- TASK INSTRUCTIONS
Omit the pictures and print exactly the lines of the listing below, starting at the first and ending at the line containing "const outer = 458, inner = 311".

- Charts and diagrams as code
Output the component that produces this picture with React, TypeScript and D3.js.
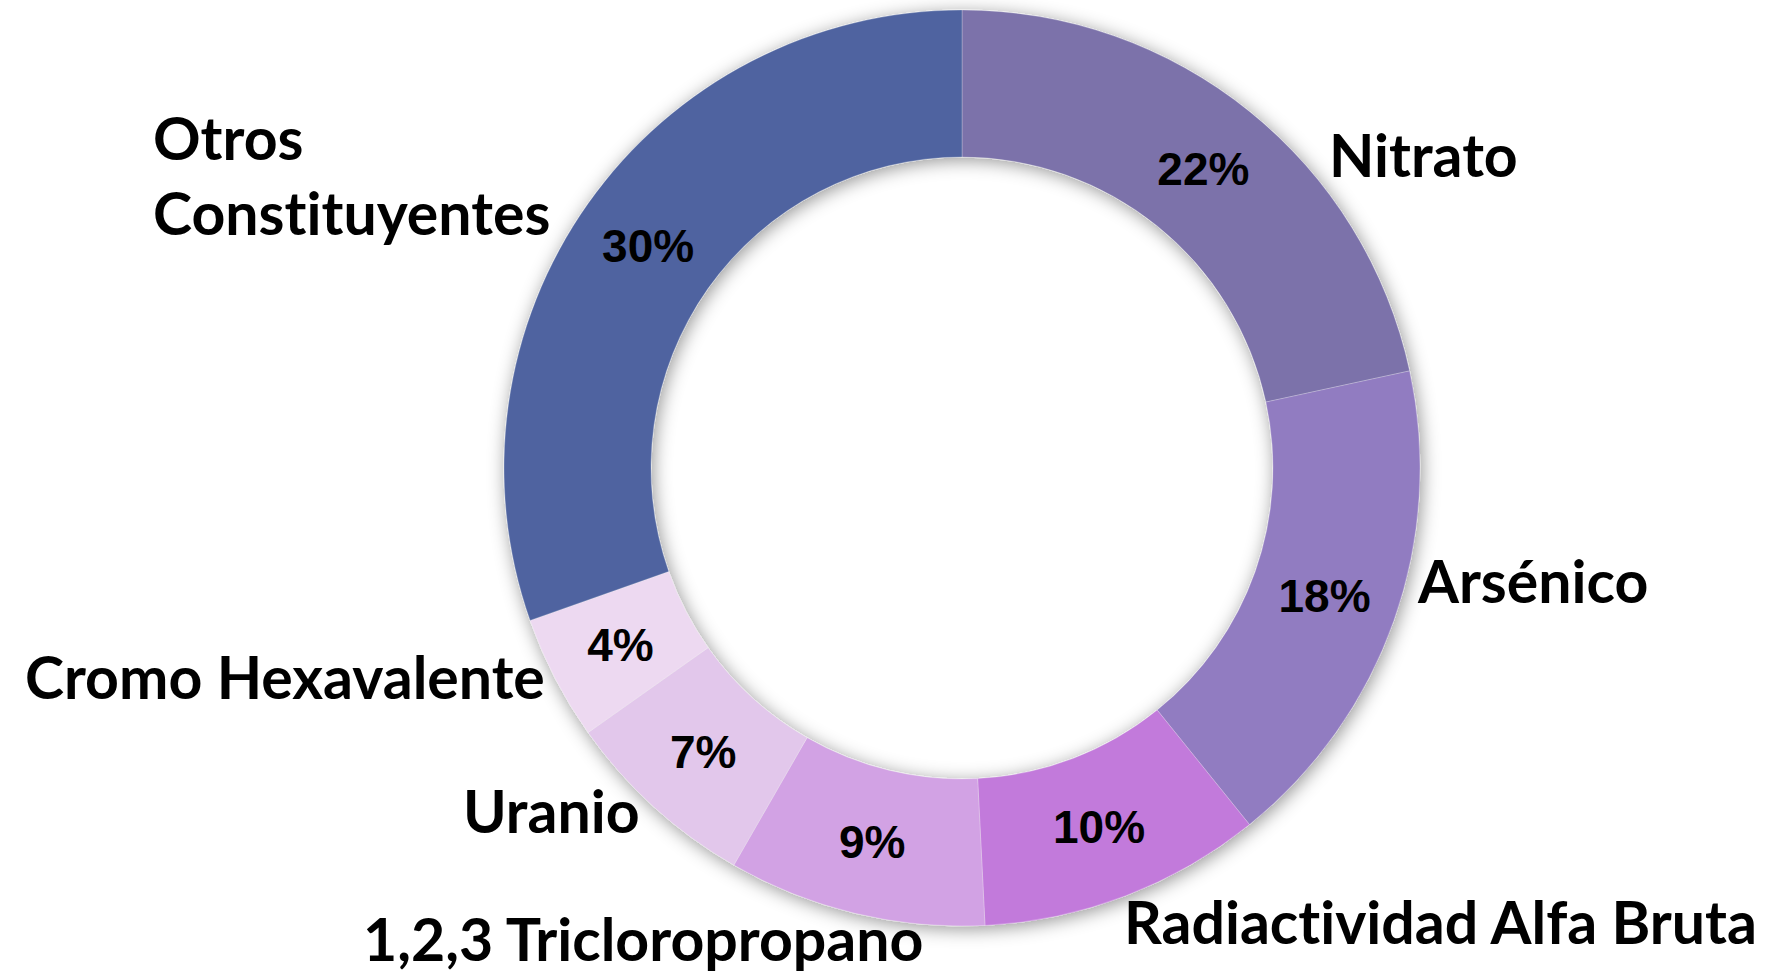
import React, { useRef, useEffect } from "react"
import * as d3 from "d3"

// contaminantes, en el orden de las agujas del reloj desde arriba
const categories = ["Nitrato", "Arsénico", "Radiactividad Alfa Bruta", "1,2,3 Tricloropropano", "Uranio", "Cromo Hexavalente", "Otros Constituyentes"]
const shares = [21.6, 17.6, 10.0, 9.1, 6.9, 4.4, 30.4]
const colors = ["#7b72aa", "#917bc1", "#c27adb", "#d2a2e4", "#e2c7eb", "#edd9f1", "#4f64a0"]

// where each category label sits (left x, middle y) and how it is anchored
const labelSpots: [number, number, string][] = [
    [1329, 154, "start"],
    [1418, 580, "start"],
    [1124, 921, "start"],
    [363, 938, "start"],
    [463, 810, "start"],
    [25, 676, "start"],
    [153, 137, "start"],
]

export default function App() {
    const svgRef = useRef<SVGSVGElement>(null)

    useEffect(() => {
        const width = 1781, height = 979
        const cx = 962, cy = 468
        const outer = 458, inner = 311

        const svg = d3.select(svgRef.current)
        svg.selectAll("*").remove()

        const defs = svg.append("defs")
        const f = defs.append("filter")
            .attr("id", "glow")
            .attr("x", "-20%").attr("y", "-20%")
            .attr("width", "140%").attr("height", "140%")
        f.append("feDropShadow")
            .attr("dx", 2).attr("dy", 3)
            .attr("stdDeviation", 9)
            .attr("flood-color", "#000")
            .attr("flood-opacity", 0.42)

        const pie = d3.pie<number>().sort(null).value(d => d)
        const arcs = pie(shares)
        const arc = d3.arc<d3.PieArcDatum<number>>().innerRadius(inner).outerRadius(outer)

        const g = svg.append("g").attr("transform", "translate(" + cx + "," + cy + ")")

        const ring = g.append("g").attr("filter", "url(#glow)")
        ring.selectAll("path")
            .data(arcs)
            .enter()
            .append("path")
            .attr("d", arc)
            .attr("fill", (d, i) => colors[i])
            .attr("stroke", "#ffffff")
            .attr("stroke-opacity", 0.4)
            .attr("stroke-width", 0.6)

        // porcentajes dentro del anillo
        g.selectAll("text.pct")
            .data(arcs)
            .enter()
            .append("text")
            .attr("class", "pct")
            .attr("x", d => arc.centroid(d)[0])
            .attr("y", d => arc.centroid(d)[1])
            .attr("text-anchor", "middle")
            .attr("dominant-baseline", "central")
            .attr("font-family", "'Liberation Sans', Arial, sans-serif")
            .attr("font-weight", "bold")
            .attr("font-size", "46px")
            .attr("fill", "#000")
            .text(d => Math.round(d.data) + "%")

        // nombres de categoria
        const names = svg.append("g")
            .attr("font-family", "Lato, 'Open Sans', sans-serif")
            .attr("font-weight", "bold")
            .attr("font-size", "59px")
            .style("font-variant-ligatures", "none")
            .attr("fill", "#000")

        categories.forEach((name, i) => {
            const [x, y, anchor] = labelSpots[i]
            if (name === "Otros Constituyentes") {
                const t = names.append("text").attr("text-anchor", anchor)
                t.append("tspan").attr("x", x).attr("y", y).attr("dominant-baseline", "central").text("Otros")
                t.append("tspan").attr("x", x).attr("y", y + 75).attr("dominant-baseline", "central").text("Constituyentes")
            } else {
                names.append("text")
                    .attr("x", x)
                    .attr("y", y)
                    .attr("text-anchor", anchor)
                    .attr("dominant-baseline", "central")
                    .text(name)
            }
        })

        svg.attr("width", width).attr("height", height)
    }, [])

    return (
        <svg ref={svgRef} width={1781} height={979}
            style={{ position: "absolute", left: 0, top: 0, background: "#ffffff" }}></svg>
    )
}
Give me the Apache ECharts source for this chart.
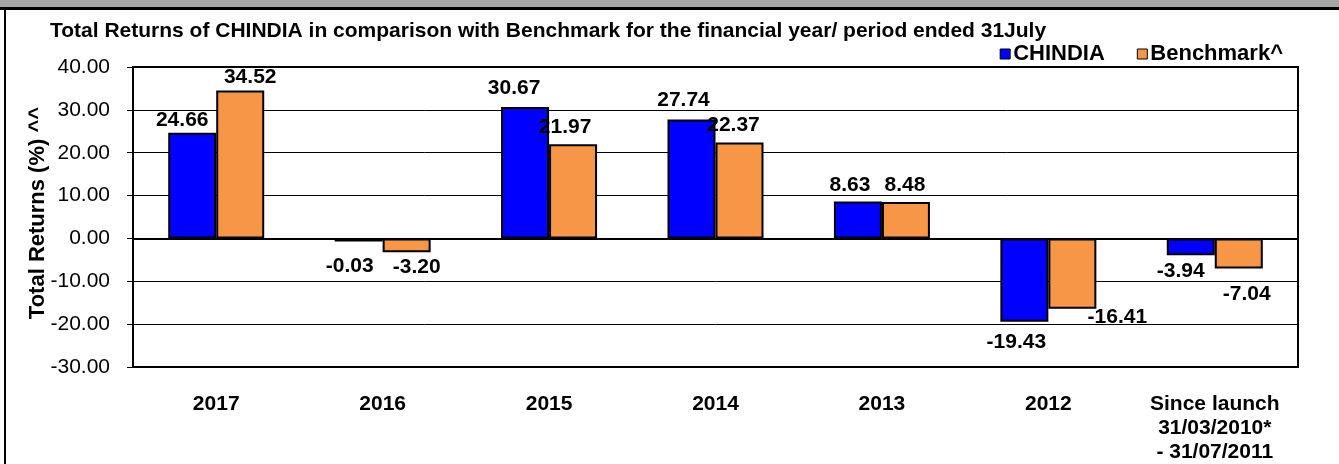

- RESULT OF THE TASK
Output the component that produces this picture with React, TypeScript and D3.js.
import React, { useRef, useEffect } from "react"
import * as d3 from "d3"

// contaminantes, en el orden de las agujas del reloj desde arriba
const categories = ["Nitrato", "Arsénico", "Radiactividad Alfa Bruta", "1,2,3 Tricloropropano", "Uranio", "Cromo Hexavalente", "Otros Constituyentes"]
const shares = [21.6, 17.6, 10.0, 9.1, 6.9, 4.4, 30.4]
const colors = ["#7b72aa", "#917bc1", "#c27adb", "#d2a2e4", "#e2c7eb", "#edd9f1", "#4f64a0"]

// where each category label sits (left x, middle y) and how it is anchored
const labelSpots: [number, number, string][] = [
    [1329, 154, "start"],
    [1418, 580, "start"],
    [1124, 921, "start"],
    [363, 938, "start"],
    [463, 810, "start"],
    [25, 676, "start"],
    [153, 137, "start"],
]

export default function App() {
    const svgRef = useRef<SVGSVGElement>(null)

    useEffect(() => {
        const width = 1781, height = 979
        const cx = 962, cy = 468
        const outer = 458, inner = 311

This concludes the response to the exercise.